El sol se ha hecho dueño del cielo y machaca con su consabida canción en la
hora cenital. Bajando por la riega del Tejo me cruzo con los que suben, alguno
en sandalias. “Ay les chancles”, recrimina un joven a su desprevenida compañera.
A mitad de la riega sale del camino un estrecho sendero
que baja más directo y pegado al río. Hay a su inicio unas piedras alineadas
que parecen cerrar el paso. Me apetece conocerlo y sigo por él haciéndome
prometer que si ofrece dificultades daré la vuelta y seguiré por el principal.
El estrecho congosto está practicable siempre que se vaya atento, pues en algún
punto se ha derrumbado algo de tierra y obliga a dar una zancada. Por lo demás
es un precioso zigzagueo entre avellanos, de fondo la melodía creciente del río cada vez más cercano. Al llegar al Tejo antes que el camino
principal, la sensación de soledad y belleza invita al abandono. Es un lugar –otro–
idílico. El calor es mucho y la llamada del agua, avivada por la sed que a su
vez aviva, invita al baño. Sobra decir que el agua corta. Tras una modesta
cascada, se forma una poza a la que calculo, en su parte central, metro y medio
de profundidad. Apetece y da respeto. La logística no ofrece impedimentos. Si me
meto en gayumbos, luego me los quito y voy sólo con el pantalón. Lo más
engorroso es la entrada y salida descalzo. Pero como el coche está ya muy cerca
y en él hay unas sandalias, me puedo permitir bañarme con las botas.

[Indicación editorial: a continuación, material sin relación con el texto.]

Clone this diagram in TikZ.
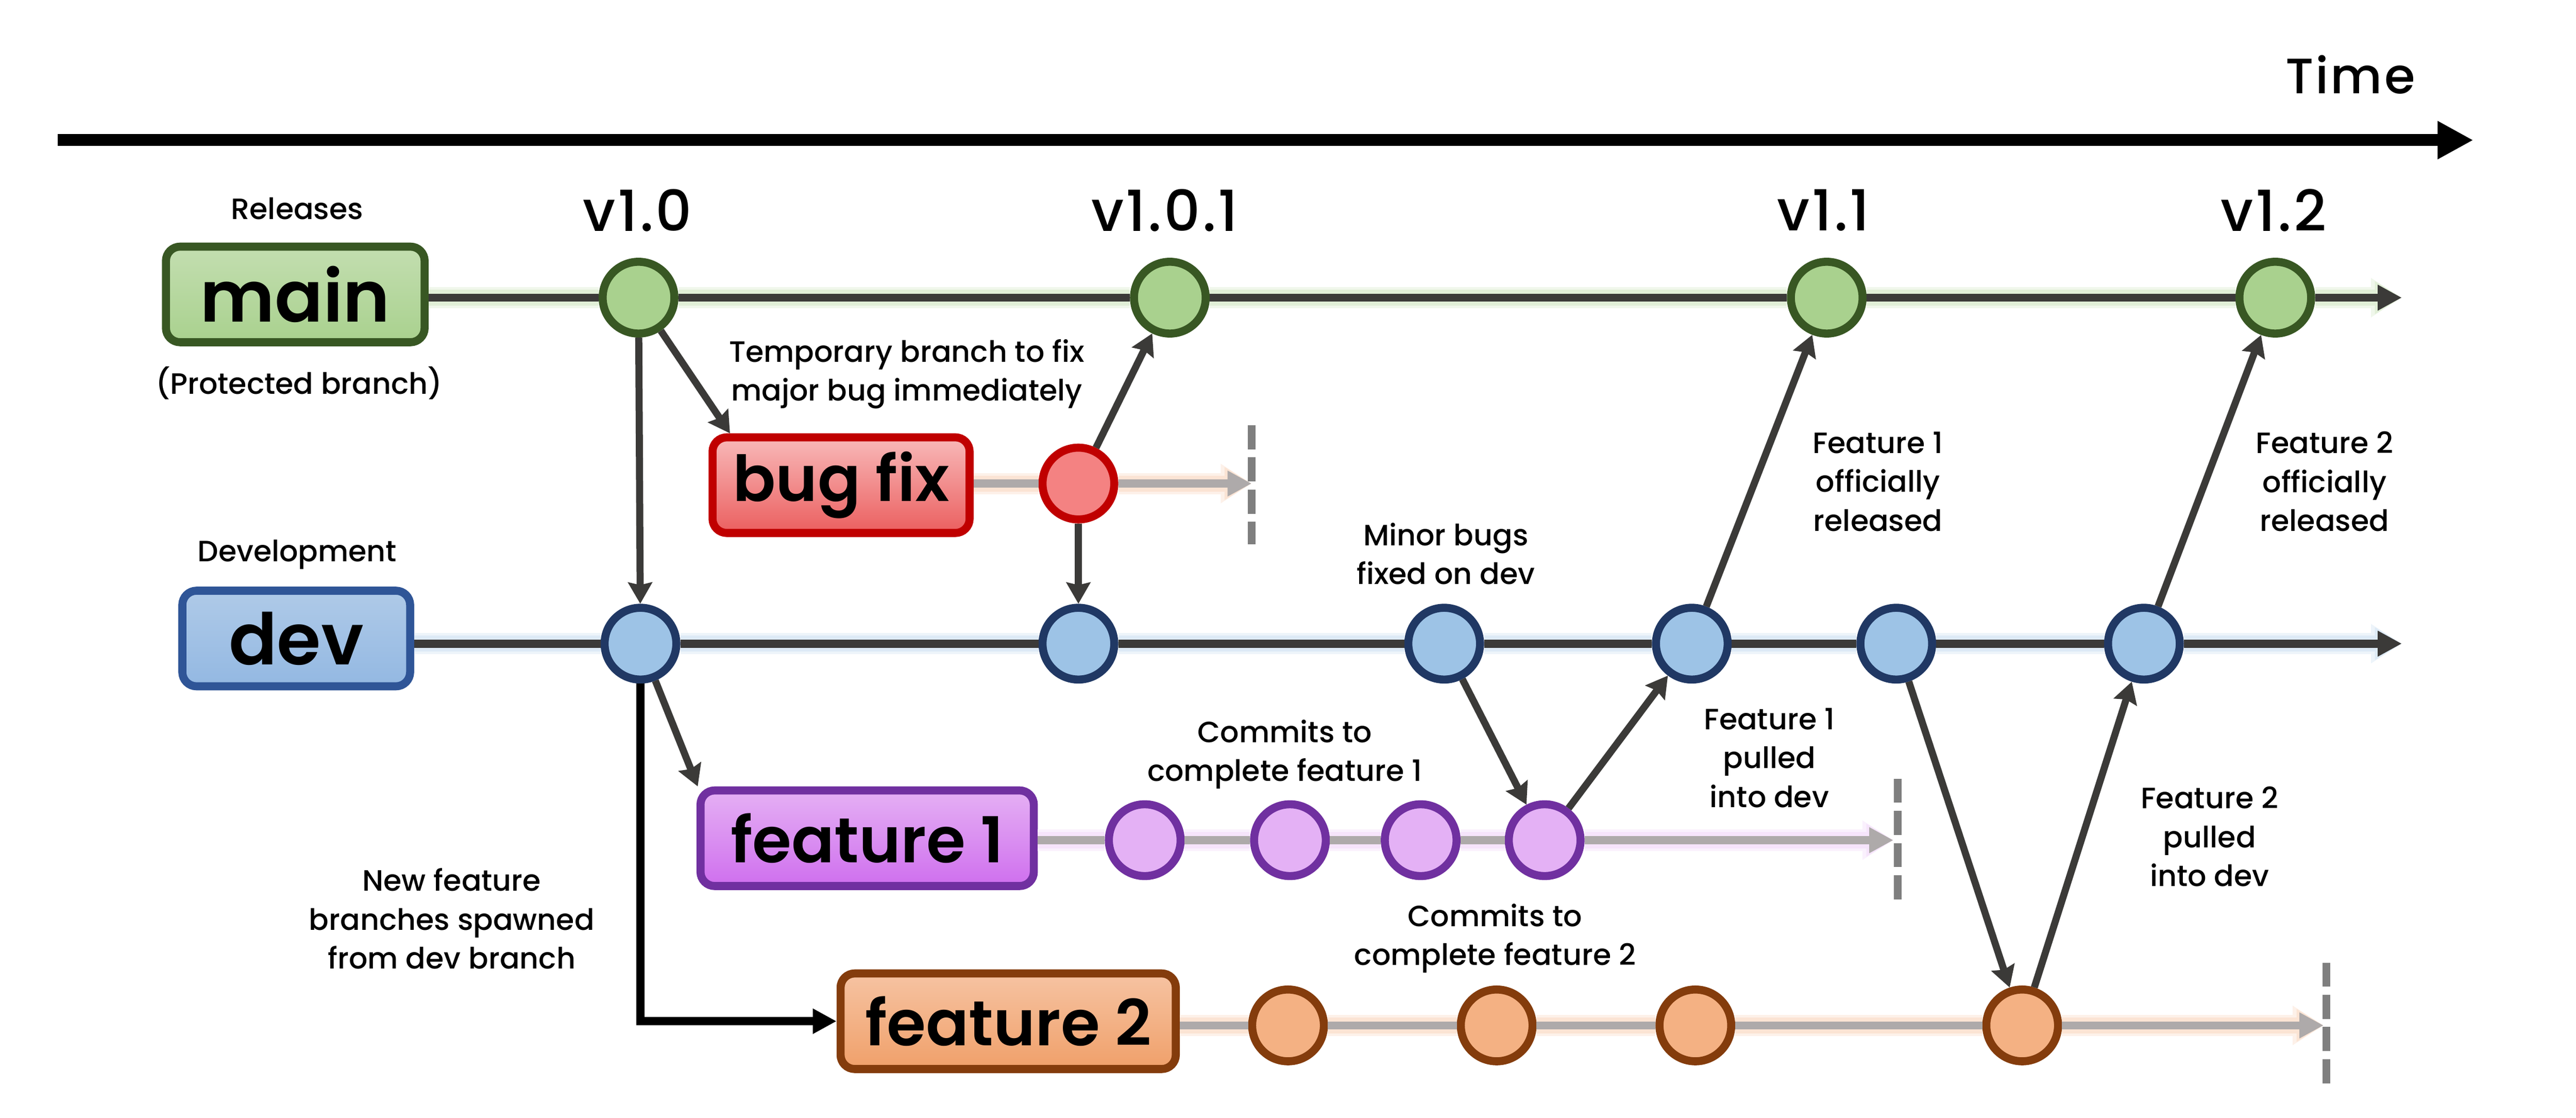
\documentclass[tikz,border=0pt]{standalone}
\usepackage{fontspec}
\setmainfont{Poppins}
\newfontfamily\labelfont{Poppins Medium}
\newfontfamily\heavyfont{Poppins SemiBold}
\newfontfamily\versionfont[LetterSpace=4]{Poppins Medium}
\usetikzlibrary{arrows.meta}
\definecolor{linegray}{HTML}{3B3A38}
\definecolor{endgray}{HTML}{AEAAAA}
\definecolor{dashgray}{HTML}{7F7F7F}
\definecolor{greenline}{HTML}{385723}
\definecolor{greenfill}{HTML}{A9D18E}
\definecolor{greentop}{HTML}{C3DEB0}
\definecolor{blueline}{HTML}{2F5597}
\definecolor{bluefill}{HTML}{9DC3E6}
\definecolor{bluetop}{HTML}{AFCAE8}
\definecolor{bluemid}{HTML}{A3C2E6}
\definecolor{bluelow}{HTML}{93B8E2}
\definecolor{darkblue}{HTML}{203864}
\definecolor{redline}{HTML}{C00000}
\definecolor{redfill}{HTML}{F48282}
\definecolor{redtop}{HTML}{F8B9B9}
\definecolor{redmid}{HTML}{F28C8C}
\definecolor{redlow}{HTML}{EB5F5F}
\definecolor{purpleline}{HTML}{7030A0}
\definecolor{purplefill}{HTML}{E4B1F5}
\definecolor{purpletop}{HTML}{E5B0F4}
\definecolor{purplemid}{HTML}{DC96F0}
\definecolor{purplelow}{HTML}{CF6FEE}
\definecolor{orangeline}{HTML}{843C0C}
\definecolor{orangefill}{HTML}{F4B183}
\definecolor{orangetop}{HTML}{F6C3A2}
\definecolor{orangemid}{HTML}{F3B288}
\definecolor{orangelow}{HTML}{F0A06A}
\tikzset{
    branchbox/.style n args={4}{
        draw=#1,top color=#2,middle color=#3,bottom color=#4,
        line width=0.125cm,rounded corners=0.22cm,inner sep=0pt,
        minimum height=1.485cm,
    },
    bigtext/.style={font=\heavyfont\fontsize{31.5}{31.5}\selectfont},
    midtext/.style={font=\heavyfont\fontsize{28}{28}\selectfont},
    commit/.style 2 args={
        circle,draw=#1,fill=#2,line width=0.125cm,inner sep=0pt,minimum size=1.115cm,
    },
    note/.style={align=center,inner sep=0pt,font=\labelfont\fontsize{13}{17.2}\selectfont},
    version/.style={inner sep=0pt,font=\versionfont\fontsize{25}{25}\selectfont},
    merge/.style={draw=linegray,line width=0.11cm,-{Stealth[length=0.33cm,width=0.37cm,inset=0.04cm]}},
    trunk/.style={draw=linegray,line width=0.125cm,-{Triangle[length=0.375cm,width=0.375cm]},
        preaction={draw=#1!18,line width=0.33cm,-{Triangle[length=0.48cm,width=0.58cm]}},
        preaction={draw=#1!35,line width=0.25cm,-{Triangle[length=0.42cm,width=0.48cm]}}},
    twig/.style={draw=endgray,line width=0.125cm,-{Triangle[length=0.375cm,width=0.375cm]},
        preaction={draw=#1!18,line width=0.33cm,-{Triangle[length=0.48cm,width=0.58cm]}},
        preaction={draw=#1!35,line width=0.25cm,-{Triangle[length=0.42cm,width=0.48cm]}}},
    stopline/.style={draw=dashgray,line width=0.12cm,dash pattern=on 0.375cm off 0.125cm},
}

\begin{document}
\begin{tikzpicture}[x=0.005cm,y=-0.005cm]
\useasboundingbox (0,0) rectangle (8000,3470);

% Time axis
\coordinate (timestart) at (179,435);
\coordinate (timeend) at (7681,435);
\draw[line width=0.185cm,-{Triangle[length=0.555cm,width=0.555cm]}] (timestart) -- (timeend);
\node[inner sep=0pt,font=\versionfont\fontsize{22}{22}\selectfont] (timelabel) at (7299,232) {Time};

% Branch labels
\node[branchbox={greenline}{greentop}{greenfill}{greenfill},bigtext] [minimum width=4.02cm] (mainbox) at (917,914) {main};
\node[branchbox={blueline}{bluetop}{bluemid}{bluelow},bigtext] [minimum width=3.54cm] (devbox) at (920,1982) {dev};
\node[branchbox={redline}{redtop}{redmid}{redlow},midtext] [minimum width=3.995cm] (bugbox) at (2612,1506) {bug fix};
\node[branchbox={purpleline}{purpletop}{purplemid}{purplelow},midtext] [minimum width=5.18cm] (featonebox) at (2693,2602) {feature 1};
\node[branchbox={orangeline}{orangetop}{orangemid}{orangelow},midtext] [minimum width=5.21cm] (feattwobox) at (3131,3170) {feature 2};

% main commits
\node[commit={greenline}{greenfill}] (mainA) at (1983,924) {};
\node[commit={greenline}{greenfill}] (mainB) at (3633,924) {};
\node[commit={greenline}{greenfill}] (mainC) at (5673,924) {};
\node[commit={greenline}{greenfill}] (mainD) at (7066,924) {};
\coordinate (mainend) at (7459,924);

% bug fix commit
\node[commit={redline}{redfill}] (bugA) at (3349,1501) {};
\coordinate (bugend) at (3887,1501);

% dev commits
\node[commit={darkblue}{bluefill}] (devA) at (1989,1998) {};
\node[commit={darkblue}{bluefill}] (devB) at (3349,1998) {};
\node[commit={darkblue}{bluefill}] (devC) at (4485,1998) {};
\node[commit={darkblue}{bluefill}] (devD) at (5254,1998) {};
\node[commit={darkblue}{bluefill}] (devE) at (5889,1998) {};
\node[commit={darkblue}{bluefill}] (devF) at (6658,1998) {};
\coordinate (devend) at (7459,1998);

% feature 1 commits
\node[commit={purpleline}{purplefill}] (featoneA) at (3555,2608) {};
\node[commit={purpleline}{purplefill}] (featoneB) at (4006,2608) {};
\node[commit={purpleline}{purplefill}] (featoneC) at (4412,2608) {};
\node[commit={purpleline}{purplefill}] (featoneD) at (4797,2608) {};
\coordinate (featoneend) at (5880,2608);

% feature 2 commits
\node[commit={orangeline}{orangefill}] (feattwoA) at (4000,3183) {};
\node[commit={orangeline}{orangefill}] (feattwoB) at (4648,3183) {};
\node[commit={orangeline}{orangefill}] (feattwoC) at (5265,3183) {};
\node[commit={orangeline}{orangefill}] (feattwoD) at (6280,3183) {};
\coordinate (feattwoend) at (7216,3183);

% Branch lines
\draw[trunk=greenfill] (mainbox.east |- mainA) -- (mainA) -- (mainB) -- (mainC) -- (mainD) -- (mainend);
\draw[trunk=bluefill] (devbox.east |- devA) -- (devA) -- (devB) -- (devC) -- (devD) -- (devE) -- (devF) -- (devend);
\draw[twig=orangefill] (bugbox.east |- bugA) -- (bugA) -- (bugend);
\draw[twig=purplefill] (featonebox.east |- featoneA) -- (featoneA) -- (featoneB) -- (featoneC) -- (featoneD) -- (featoneend);
\draw[twig=orangefill] (feattwobox.east |- feattwoA) -- (feattwoA) -- (feattwoB) -- (feattwoC) -- (feattwoD) -- (feattwoend);

% Branch ends
\coordinate (bugstoptop) at (3887,1320);
\coordinate (bugstopend) at (3887,1690);
\coordinate (featonestoptop) at (5893,2417);
\coordinate (featonestopend) at (5893,2795);
\coordinate (feattwostoptop) at (7224,2988);
\coordinate (feattwostopend) at (7224,3366);
\draw[stopline] (bugstoptop) -- (bugstopend);
\draw[stopline] (featonestoptop) -- (featonestopend);
\draw[stopline] (feattwostoptop) -- (feattwostopend);

% Merges
\draw[merge] (mainA) -- (devA);
\draw[merge] (mainA) -- (bugbox.155.7);
\draw[merge] (bugA) -- (mainB);
\draw[merge] (bugA) -- (devB);
\draw[merge] (devA) -- (featonebox.163);
\draw[merge] (devC) -- (featoneD);
\draw[merge] (featoneD) -- (devD);
\draw[merge] (devD) -- (mainC);
\draw[merge] (devE) -- (feattwoD);
\draw[merge] (feattwoD) -- (devF);
\draw[merge] (devF) -- (mainD);
\draw[line width=0.125cm,-{Triangle[length=0.37cm,width=0.37cm]}] (devA) |- (feattwobox);

% Versions
\node[version] (verA) at (1980,653) {v1.0};
\node[version] (verB) at (3617,653) {v1.0.1};
\node[version] (verC) at (5663,653) {v1.1};
\node[version] (verD) at (7061,653) {v1.2};

% Labeling
\node[note] (releases) at (923,648) {Releases};
\node[note] (protected) at (929,1189) {(Protected branch)};
\node[note] (development) at (923,1722) {Development};
\node[note] (bugnote) at (2816,1161) {Temporary branch to fix\\major bug immediately};
\node[note] (minornote) at (4490,1719) {Minor bugs\\fixed on dev};
\node[note] (relonenote) at (5832,1495) {Feature 1\\officially\\released};
\node[note] (reltwonote) at (7219,1495) {Feature 2\\officially\\released};
\node[note] (commitonenote) at (3990,2342) {Commits to\\complete feature 1};
\node[note] (pullonenote) at (5495,2352) {Feature 1\\pulled\\into dev};
\node[note] (committwonote) at (4643,2913) {Commits to\\complete feature 2};
\node[note] (pulltwonote) at (6862,2597) {Feature 2\\pulled\\into dev};
\node[note] (spawnnote) at (1403,2852) {New feature\\branches spawned\\from dev branch};
\end{tikzpicture}
\end{document}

Ahora sólo falta reunir todas las ganas antes de perder el calor y saltar desde
una roca al pie de la poza. Ni el espacio da para largos ni la temperatura del
agua para permanecer en ella ni un solo minuto. Salgo bufando, pero nuevo. Me siento en la
misma piedra al sol. Al otro lado del Cares, la culebreante carretera a
Camarmeña. Enfrente, la difusa senda de la canal de Dureyo, que comunica con
Amuesa a la altura de… Y así van enlazándose los caminos, como van enlazándose los
días, colgando unos de otros. Este río, estos argayos, estas montañas saben que
los amo, y por eso no tendrán mi ablución por falta de respeto. Me despido de
todos. También de mí, aunque a mí vuelva.